The Software Analytics Group, with Jian-Guang Lou (opens in new tab) leading the project, went to work on improving Office 365’s “time to recovery”—the elapsed time from when an incident occurs to when the service is completely restored.
“We collaborated very closely with Office teams,” Zhang says. “Based on the service-monitoring data we got, we researched and developed a set of technologies that helped them analyze the data. These technologies include anomaly detection, correlation analysis, pattern mining, and case-based reasoning.”
The result is a system called Services Analysis Studio (SAS), which can determine which server is malfunctioning and identify which log messages, out of tens of thousands of lines of messages, to examine for the underlying performance issue.
SAS has been deployed at all of the data centers hosting SharePoint Online (opens in new tab), a collaboration service that comes with Office 365. The result shows that, in the first six months of use, SAS has helped solve 76 percent of critical incidents.
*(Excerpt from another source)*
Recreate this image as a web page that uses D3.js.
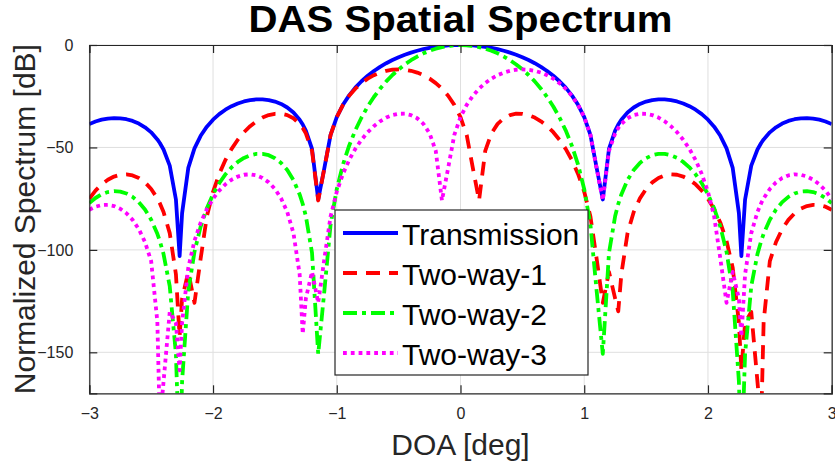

The use of the technologies behind SAS could expand to other Office 365 services in the future.
Zhang is looking to expand her team as opportunities for its input into Microsoft products and services increase. One of the strengths of her group is its impressive diversity of skills and specialties, which include machine learning, information visualization, and system building. That range, she says, makes it possible for the team not only to conduct interdisciplinary research, but also take a great research concept and translate it into practical, deployable technologies, often in collaboration with product teams.
“Microsoft is a great place for us to work on software analytics, because it’s the largest software company in the world, and you can imagine the wealth of data that Microsoft has,” Zhang says. “We are fortunate in the sense that we realized the importance of data in the software domain very early on. We have already done some very good work in this area, and we’d like to continue the momentum.”